Oh – and of course, if the consumer stills owe the supplier any money up to and including the period that the contract was terminated – that still needs to be paid, so don’t be thinking that you can just cancel the contract because you are behind in your payments – you will still be liable for those.

That said, if the consumer did not receive discounts or goods or services that the supplier can claim for, the supplier would be hard-pressed to find ‘reasonable’ cause to implement the penalty. I like Roy’s example of this so I am going to use it (thank you, Roy). If you have signed up for two years worth of dance lessons, you are paid up to date and you did not receive any discounts and you cancel the contract 18 months into the deal, the supplier, in this case, would find it very difficult to substantiate a reasonable penalty for early cancellation.

Sure a ‘rolling’ type contract would continue and not come to a dead halt. That would not be good at all if you say had that kind of contract with your internet provider and then suddenly one Sunday morning, you have no internet coverage because your contract expired on Saturday night at midnight. From what I understand, these types of contracts “would automatically continue on a month to month basis, unless the consumer expressly directs the supplier to cancel the agreement on the expiry date or agrees to a renewal of the agreement for a further fixed term” writes Roy.
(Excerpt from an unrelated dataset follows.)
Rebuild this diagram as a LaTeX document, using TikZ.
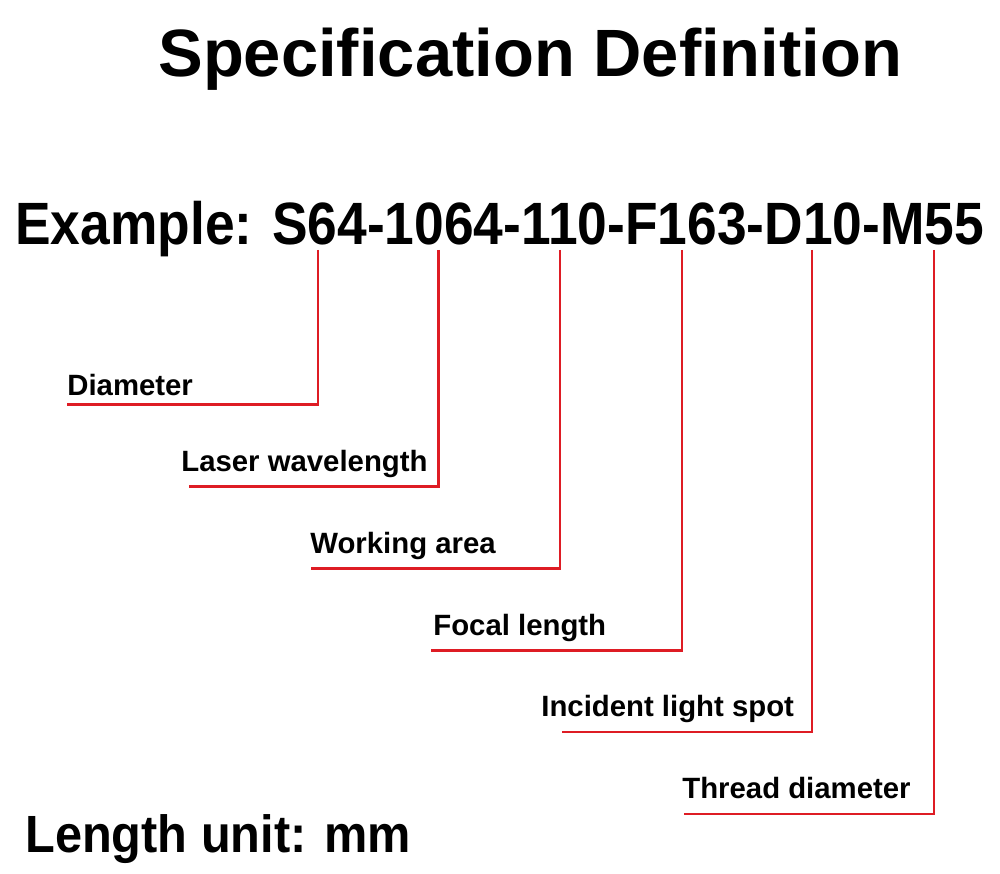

In the event that a contract carries this clause, the supplier would have to notify the customer about the contract that is about to expire.
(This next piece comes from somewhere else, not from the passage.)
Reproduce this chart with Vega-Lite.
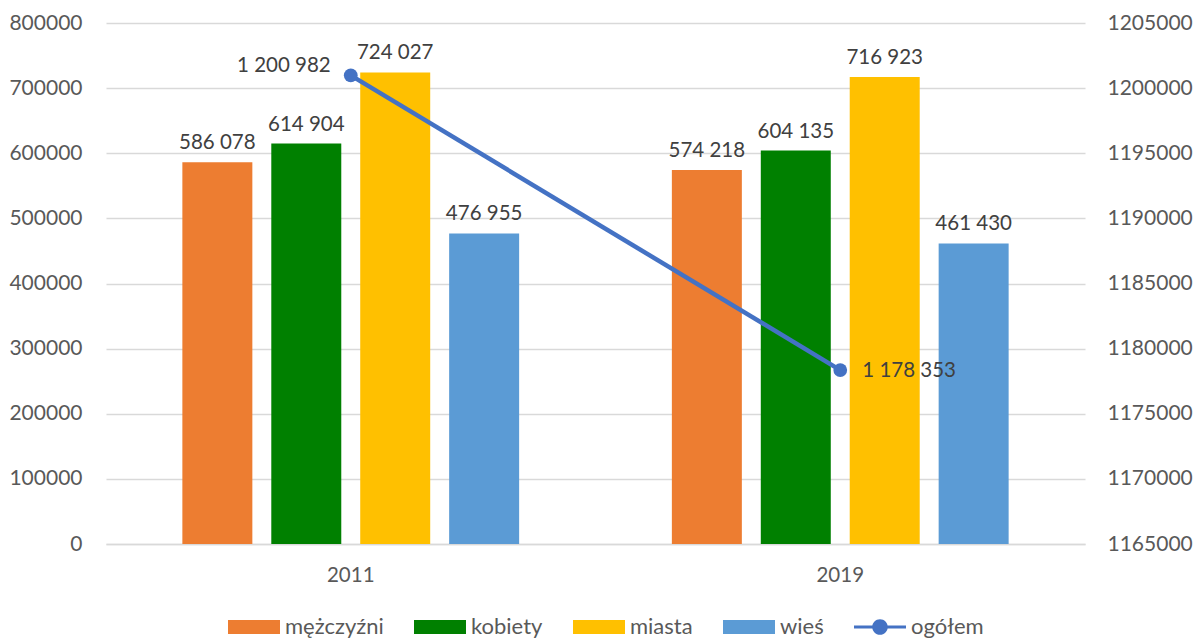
{
  "$schema": "https://vega.github.io/schema/vega-lite/v6.json",
  "width": 979,
  "height": 521,
  "autosize": "none",
  "padding": {"left": 106, "top": 23, "right": 110, "bottom": 97},
  "background": "white",
  "config": {
    "locale": {"number": {"decimal": ",", "thousands": " ", "grouping": [3], "currency": ["", " zł"]}},
    "font": "Lato",
    "view": {"stroke": null}
  },
  "data": {
    "values": [
      {"year": "2011", "series": "mężczyźni", "value": 586078},
      {"year": "2011", "series": "kobiety", "value": 614904},
      {"year": "2011", "series": "miasta", "value": 724027},
      {"year": "2011", "series": "wieś", "value": 476955},
      {"year": "2011", "series": "ogółem", "value": 1200982},
      {"year": "2019", "series": "mężczyźni", "value": 574218},
      {"year": "2019", "series": "kobiety", "value": 604135},
      {"year": "2019", "series": "miasta", "value": 716923},
      {"year": "2019", "series": "wieś", "value": 461430},
      {"year": "2019", "series": "ogółem", "value": 1178353}
    ]
  },
  "encoding": {
    "x": {
      "field": "year", "type": "nominal",
      "scale": {"paddingInner": 0.312, "paddingOuter": 0.156},
      "axis": {"title": null, "labelAngle": 0, "labelFontSize": 20.5, "labelColor": "#595959", "labelFont": "Lato", "ticks": false, "domainColor": "#d9d9d9", "domainWidth": 1.5, "labelPadding": 21}
    }
  },
  "layer": [
    {
      "transform": [{"filter": "datum.series !== 'ogółem'"}],
      "layer": [
        {
          "mark": {"type": "bar"},
          "encoding": {
            "xOffset": {"field": "series", "type": "nominal", "sort": ["mężczyźni", "kobiety", "miasta", "wieś"], "scale": {"paddingInner": 0.213, "paddingOuter": 0}},
            "y": {
              "field": "value", "type": "quantitative",
              "scale": {"domain": [0, 800000], "nice": false},
              "axis": {"title": null, "values": [0,100000,200000,300000,400000,500000,600000,700000,800000], "format": "d", "labelFontSize": 21, "labelColor": "#595959", "labelFont": "Lato", "ticks": false, "domain": false, "gridColor": "#d9d9d9", "gridWidth": 1.5, "labelPadding": 24}
            },
            "color": {
              "field": "series", "type": "nominal",
              "scale": {"domain": ["mężczyźni", "kobiety", "miasta", "wieś", "ogółem"], "range": ["#ED7D31", "#008000", "#FFC000", "#5B9BD5", "#4472C4"]},
              "legend": {
                "orient": "none", "legendX": 122, "legendY": 578, "direction": "horizontal", "title": null,
                "symbolType": "M-1,-0.27H1V0.27H-1Z", "symbolSize": 2704, "symbolStrokeWidth": 0,
                "labelFontSize": 22, "labelFont": "Lato", "labelColor": "#595959", "columnPadding": 30, "labelOffset": 5,
                "encode": {"symbols": {"update": {
                  "shape": {"signal": "datum.value === 'ogółem' ? 'M-1,-0.06H1V0.06H-1Z M0.3,0A0.3,0.3 0 1 1 -0.3,0A0.3,0.3 0 1 1 0.3,0Z' : 'M-1,-0.27H1V0.27H-1Z'"},
                  "fill": {"scale": "color", "field": "value"},
                  "strokeWidth": {"value": 0},
                  "opacity": {"value": 1}
                }}}
              }
            }
          }
        },
        {
          "mark": {"type": "text", "fontSize": 20.5, "font": "Lato", "color": "#404040", "baseline": "alphabetic", "dy": -13},
          "encoding": {
            "xOffset": {"field": "series", "type": "nominal", "sort": ["mężczyźni", "kobiety", "miasta", "wieś"]},
            "y": {"field": "value", "type": "quantitative"},
            "text": {"field": "value", "type": "quantitative", "format": ","}
          }
        }
      ]
    },
    {
      "transform": [{"filter": "datum.series === 'ogółem'"}],
      "layer": [
        {
          "mark": {"type": "line", "strokeWidth": 4.5, "color": "#4472C4"},
          "encoding": {
            "y": {
              "field": "value", "type": "quantitative",
              "scale": {"domain": [1165000, 1205000], "nice": false},
              "axis": {"orient": "right", "title": null, "values": [1165000,1170000,1175000,1180000,1185000,1190000,1195000,1200000,1205000], "format": "d", "labelFontSize": 21, "labelColor": "#595959", "labelFont": "Lato", "ticks": false, "domain": false, "grid": false, "labelPadding": 22}
            },
            "color": {"field": "series", "type": "nominal"}
          }
        },
        {
          "mark": {"type": "point", "filled": true, "size": 190, "opacity": 1, "color": "#4472C4"},
          "encoding": {"y": {"field": "value", "type": "quantitative"}}
        },
        {
          "transform": [{"filter": "datum.year === '2011'"}],
          "mark": {"type": "text", "fontSize": 20.5, "font": "Lato", "color": "#404040", "align": "right", "baseline": "alphabetic", "dx": -20, "dy": -3},
          "encoding": {
            "y": {"field": "value", "type": "quantitative"},
            "text": {"field": "value", "type": "quantitative", "format": ","}
          }
        },
        {
          "transform": [{"filter": "datum.year === '2019'"}],
          "mark": {"type": "text", "fontSize": 20.5, "font": "Lato", "color": "#404040", "align": "left", "baseline": "alphabetic", "dx": 22, "dy": 7},
          "encoding": {
            "y": {"field": "value", "type": "quantitative"},
            "text": {"field": "value", "type": "quantitative", "format": ","}
          }
        }
      ],
      "resolve": {"scale": {"y": "shared"}}
    }
  ],
  "resolve": {"scale": {"y": "independent"}}
}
The customer would need to be notified, of this during a period of between 40 and 80 business days prior to the existing contract’s expiry date and any changes to the contract should also be notified at that time. If the notification does not take place the contract would automatically be renewed but would continue on a month-to-month basis. Obviously, once the contract is in the ‘month-by-month’ category, either the customer or the supplier would be able to terminate the contract by giving a month’s notice.

The bottom line, of course, is that it is up to the consumer to READ the contract before signing it. Sure it is up to the supplier to be transparent and upfront with what their expectations are, but consumers also need to take responsibility for their actions. In conclusion – don’t sign anything that you haven’t read and that you don’t fully understand.